Continued expansion created the conditions for the very instability later used to justify the alliance's continuation — a circular logic that rewarded institutional survival over strategic clarity.
NATO's defenders offer several rationales for the alliance's continuation and expansion after 1991:
| Argument | Assessment |
|---|---|
| The Balkans conflicts of the 1990s demonstrated ongoing need. | The Balkans interventions were humanitarian and regional, not the existential collective defense NATO was built for. |
| Russian aggression in Georgia (2008) and Crimea (2014) proved the threat was not gone. | These events followed — and were arguably provoked by — decades of NATO expansion into Russia's near abroad. |
| NATO deterred worse behavior. | This is unprovable by definition. It is also in tension with the observable deterioration of European security. |
The dissolution of NATO after 1991 was a live policy option, not a utopian fantasy. A serious strand of realist foreign policy thinking — represented by figures like George Kennan, John Mearsheimer, and others — argued persuasively at the time that the alliance's continuation and expansion would produce exactly the instability now on display in Eastern Europe.

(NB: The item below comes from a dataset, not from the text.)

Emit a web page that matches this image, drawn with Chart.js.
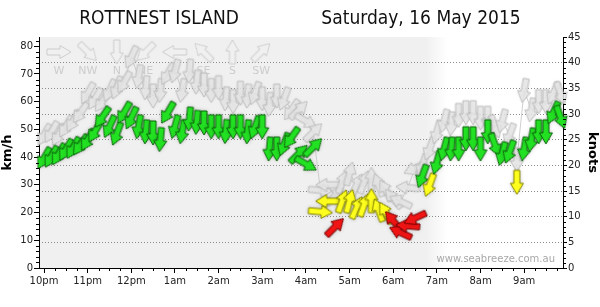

History does not permit controlled experiments. We cannot know with certainty what a different path would have produced. What we can observe is that the path taken — permanent alliance, eastward expansion, and the subordination of Russian security concerns — has resulted in the most significant European military conflict since 1945, an arms race that continues to escalate, and a NATO whose coherence depends increasingly on the very threat its expansion helped to reconstitute.
The strategic case for dissolution after 1991 was sound. It deserved a more serious hearing than it received.